[Data items]
__________________________________________________
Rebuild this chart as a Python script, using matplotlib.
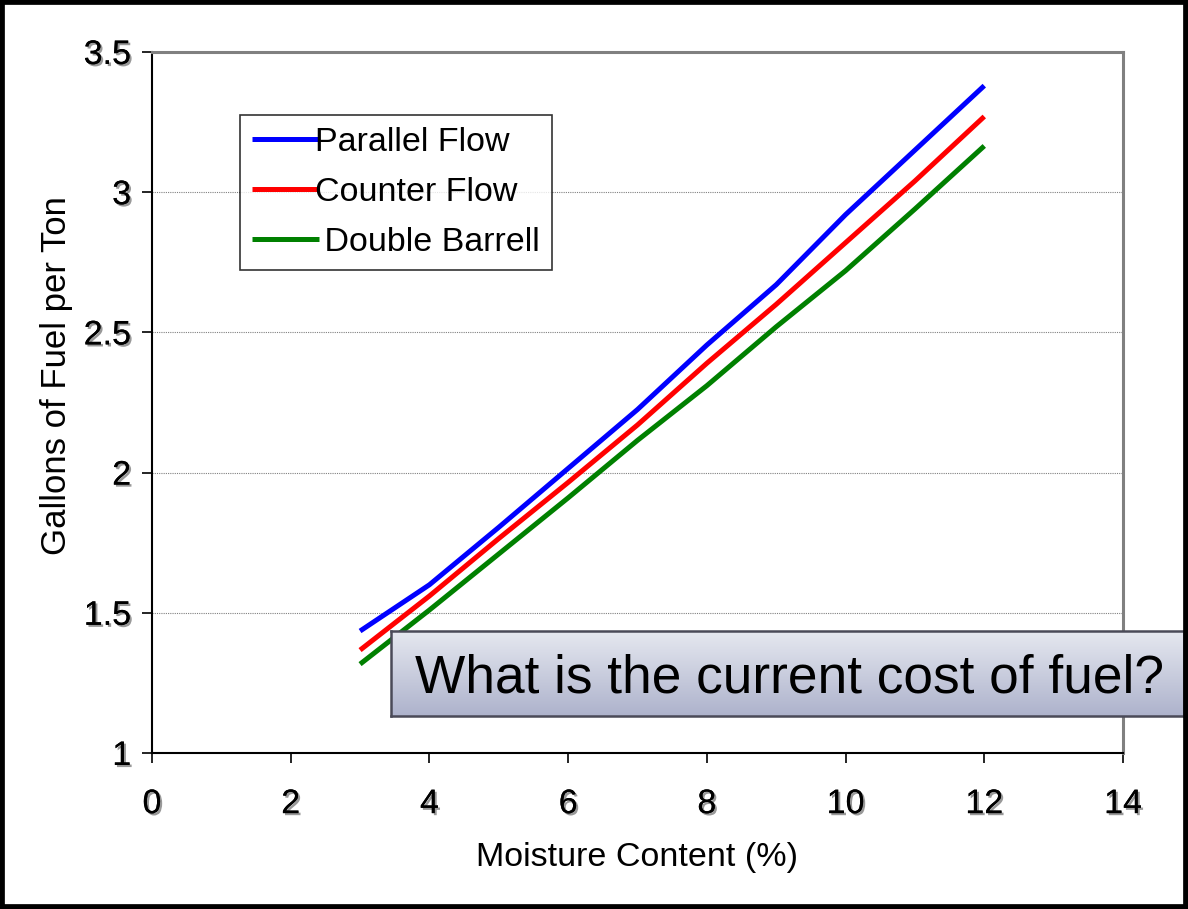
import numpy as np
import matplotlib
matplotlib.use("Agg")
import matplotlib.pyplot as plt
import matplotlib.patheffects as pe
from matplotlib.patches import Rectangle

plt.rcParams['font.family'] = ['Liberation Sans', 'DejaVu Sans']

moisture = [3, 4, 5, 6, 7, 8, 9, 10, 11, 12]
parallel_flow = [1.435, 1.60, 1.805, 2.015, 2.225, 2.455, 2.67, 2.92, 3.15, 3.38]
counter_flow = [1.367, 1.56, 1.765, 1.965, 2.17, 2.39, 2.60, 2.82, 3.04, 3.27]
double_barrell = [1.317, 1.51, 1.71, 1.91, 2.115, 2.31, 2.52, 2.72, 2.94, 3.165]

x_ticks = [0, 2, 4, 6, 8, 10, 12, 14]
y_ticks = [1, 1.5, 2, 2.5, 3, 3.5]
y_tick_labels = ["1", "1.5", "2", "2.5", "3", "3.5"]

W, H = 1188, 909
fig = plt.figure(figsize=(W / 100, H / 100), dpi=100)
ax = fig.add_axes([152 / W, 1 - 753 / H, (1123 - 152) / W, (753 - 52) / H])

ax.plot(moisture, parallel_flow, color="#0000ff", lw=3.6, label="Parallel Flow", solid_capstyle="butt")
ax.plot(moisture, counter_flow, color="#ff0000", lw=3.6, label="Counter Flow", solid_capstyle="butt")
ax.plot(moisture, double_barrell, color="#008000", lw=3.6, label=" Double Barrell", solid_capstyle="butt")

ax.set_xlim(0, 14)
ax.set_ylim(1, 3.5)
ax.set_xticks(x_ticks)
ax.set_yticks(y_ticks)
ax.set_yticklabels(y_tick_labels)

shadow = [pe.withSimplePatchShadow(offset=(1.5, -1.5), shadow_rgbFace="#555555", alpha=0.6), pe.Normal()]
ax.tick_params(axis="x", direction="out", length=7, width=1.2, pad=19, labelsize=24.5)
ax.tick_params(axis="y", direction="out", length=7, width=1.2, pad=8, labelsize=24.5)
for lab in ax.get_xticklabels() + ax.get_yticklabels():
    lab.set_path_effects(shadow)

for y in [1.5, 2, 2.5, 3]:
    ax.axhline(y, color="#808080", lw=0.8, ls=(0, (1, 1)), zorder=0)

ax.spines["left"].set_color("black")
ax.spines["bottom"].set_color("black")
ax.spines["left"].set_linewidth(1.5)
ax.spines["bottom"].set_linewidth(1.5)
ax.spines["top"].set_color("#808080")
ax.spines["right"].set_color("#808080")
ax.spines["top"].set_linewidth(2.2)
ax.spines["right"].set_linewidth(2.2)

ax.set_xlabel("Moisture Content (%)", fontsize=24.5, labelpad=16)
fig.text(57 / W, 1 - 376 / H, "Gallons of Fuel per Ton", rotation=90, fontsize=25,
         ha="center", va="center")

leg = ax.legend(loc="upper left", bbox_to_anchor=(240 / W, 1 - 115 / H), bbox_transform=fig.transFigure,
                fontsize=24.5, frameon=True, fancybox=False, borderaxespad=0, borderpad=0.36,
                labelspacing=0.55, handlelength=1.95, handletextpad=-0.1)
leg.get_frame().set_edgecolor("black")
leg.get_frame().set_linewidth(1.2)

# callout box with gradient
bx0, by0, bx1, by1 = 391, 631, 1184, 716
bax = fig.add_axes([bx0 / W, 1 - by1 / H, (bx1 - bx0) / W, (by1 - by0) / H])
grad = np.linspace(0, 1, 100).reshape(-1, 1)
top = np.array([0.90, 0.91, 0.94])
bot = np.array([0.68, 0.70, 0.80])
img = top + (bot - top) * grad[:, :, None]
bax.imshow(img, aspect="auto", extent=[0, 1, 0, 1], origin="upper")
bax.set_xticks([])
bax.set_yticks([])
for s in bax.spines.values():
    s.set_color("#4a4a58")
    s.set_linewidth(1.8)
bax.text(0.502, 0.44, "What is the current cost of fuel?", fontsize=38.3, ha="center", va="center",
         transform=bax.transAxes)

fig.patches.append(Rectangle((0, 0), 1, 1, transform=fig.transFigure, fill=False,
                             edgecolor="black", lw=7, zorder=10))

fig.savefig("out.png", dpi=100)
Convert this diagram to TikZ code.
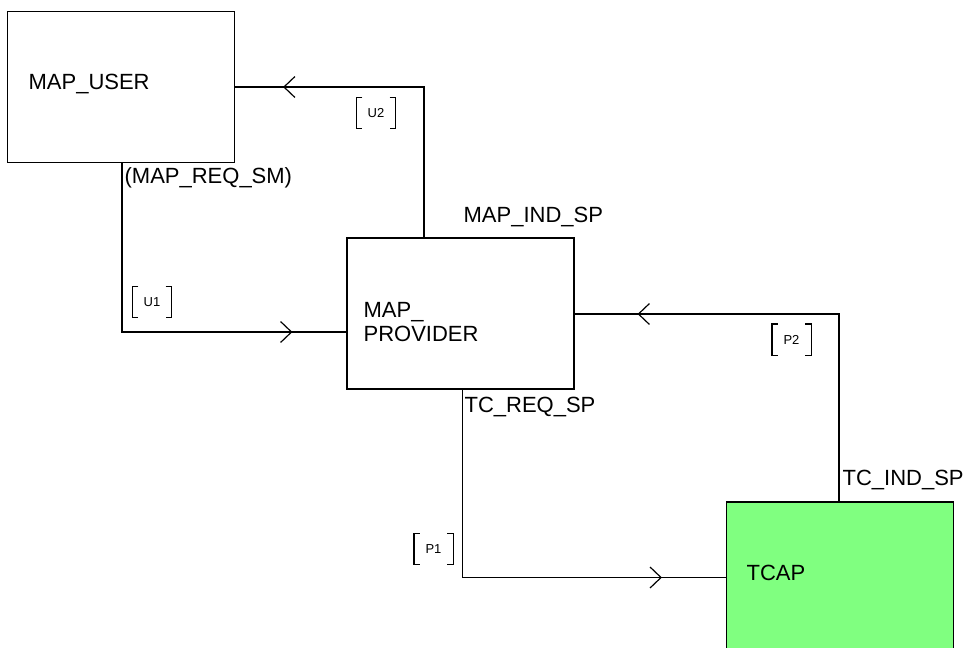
__________________________________________________
(Stated goal):
Give the data again exactly as written, with all pictures left out.

(Complete output):
Rebuild this chart as a Python script, using matplotlib.
import numpy as np
import matplotlib
matplotlib.use("Agg")
import matplotlib.pyplot as plt
import matplotlib.patheffects as pe
from matplotlib.patches import Rectangle

plt.rcParams['font.family'] = ['Liberation Sans', 'DejaVu Sans']

moisture = [3, 4, 5, 6, 7, 8, 9, 10, 11, 12]
parallel_flow = [1.435, 1.60, 1.805, 2.015, 2.225, 2.455, 2.67, 2.92, 3.15, 3.38]
counter_flow = [1.367, 1.56, 1.765, 1.965, 2.17, 2.39, 2.60, 2.82, 3.04, 3.27]
double_barrell = [1.317, 1.51, 1.71, 1.91, 2.115, 2.31, 2.52, 2.72, 2.94, 3.165]

x_ticks = [0, 2, 4, 6, 8, 10, 12, 14]
y_ticks = [1, 1.5, 2, 2.5, 3, 3.5]
y_tick_labels = ["1", "1.5", "2", "2.5", "3", "3.5"]

W, H = 1188, 909
fig = plt.figure(figsize=(W / 100, H / 100), dpi=100)
ax = fig.add_axes([152 / W, 1 - 753 / H, (1123 - 152) / W, (753 - 52) / H])

ax.plot(moisture, parallel_flow, color="#0000ff", lw=3.6, label="Parallel Flow", solid_capstyle="butt")
ax.plot(moisture, counter_flow, color="#ff0000", lw=3.6, label="Counter Flow", solid_capstyle="butt")
ax.plot(moisture, double_barrell, color="#008000", lw=3.6, label=" Double Barrell", solid_capstyle="butt")

ax.set_xlim(0, 14)
ax.set_ylim(1, 3.5)
ax.set_xticks(x_ticks)
ax.set_yticks(y_ticks)
ax.set_yticklabels(y_tick_labels)

shadow = [pe.withSimplePatchShadow(offset=(1.5, -1.5), shadow_rgbFace="#555555", alpha=0.6), pe.Normal()]
ax.tick_params(axis="x", direction="out", length=7, width=1.2, pad=19, labelsize=24.5)
ax.tick_params(axis="y", direction="out", length=7, width=1.2, pad=8, labelsize=24.5)
for lab in ax.get_xticklabels() + ax.get_yticklabels():
    lab.set_path_effects(shadow)

for y in [1.5, 2, 2.5, 3]:
    ax.axhline(y, color="#808080", lw=0.8, ls=(0, (1, 1)), zorder=0)

ax.spines["left"].set_color("black")
ax.spines["bottom"].set_color("black")
ax.spines["left"].set_linewidth(1.5)
ax.spines["bottom"].set_linewidth(1.5)
ax.spines["top"].set_color("#808080")
ax.spines["right"].set_color("#808080")
ax.spines["top"].set_linewidth(2.2)
ax.spines["right"].set_linewidth(2.2)

ax.set_xlabel("Moisture Content (%)", fontsize=24.5, labelpad=16)
fig.text(57 / W, 1 - 376 / H, "Gallons of Fuel per Ton", rotation=90, fontsize=25,
         ha="center", va="center")

leg = ax.legend(loc="upper left", bbox_to_anchor=(240 / W, 1 - 115 / H), bbox_transform=fig.transFigure,
                fontsize=24.5, frameon=True, fancybox=False, borderaxespad=0, borderpad=0.36,
                labelspacing=0.55, handlelength=1.95, handletextpad=-0.1)
leg.get_frame().set_edgecolor("black")
leg.get_frame().set_linewidth(1.2)

# callout box with gradient
bx0, by0, bx1, by1 = 391, 631, 1184, 716
bax = fig.add_axes([bx0 / W, 1 - by1 / H, (bx1 - bx0) / W, (by1 - by0) / H])
grad = np.linspace(0, 1, 100).reshape(-1, 1)
top = np.array([0.90, 0.91, 0.94])
bot = np.array([0.68, 0.70, 0.80])
img = top + (bot - top) * grad[:, :, None]
bax.imshow(img, aspect="auto", extent=[0, 1, 0, 1], origin="upper")
bax.set_xticks([])
bax.set_yticks([])
for s in bax.spines.values():
    s.set_color("#4a4a58")
    s.set_linewidth(1.8)
bax.text(0.502, 0.44, "What is the current cost of fuel?", fontsize=38.3, ha="center", va="center",
         transform=bax.transAxes)

fig.patches.append(Rectangle((0, 0), 1, 1, transform=fig.transFigure, fill=False,
                             edgecolor="black", lw=7, zorder=10))

fig.savefig("out.png", dpi=100)
Convert this diagram to TikZ code.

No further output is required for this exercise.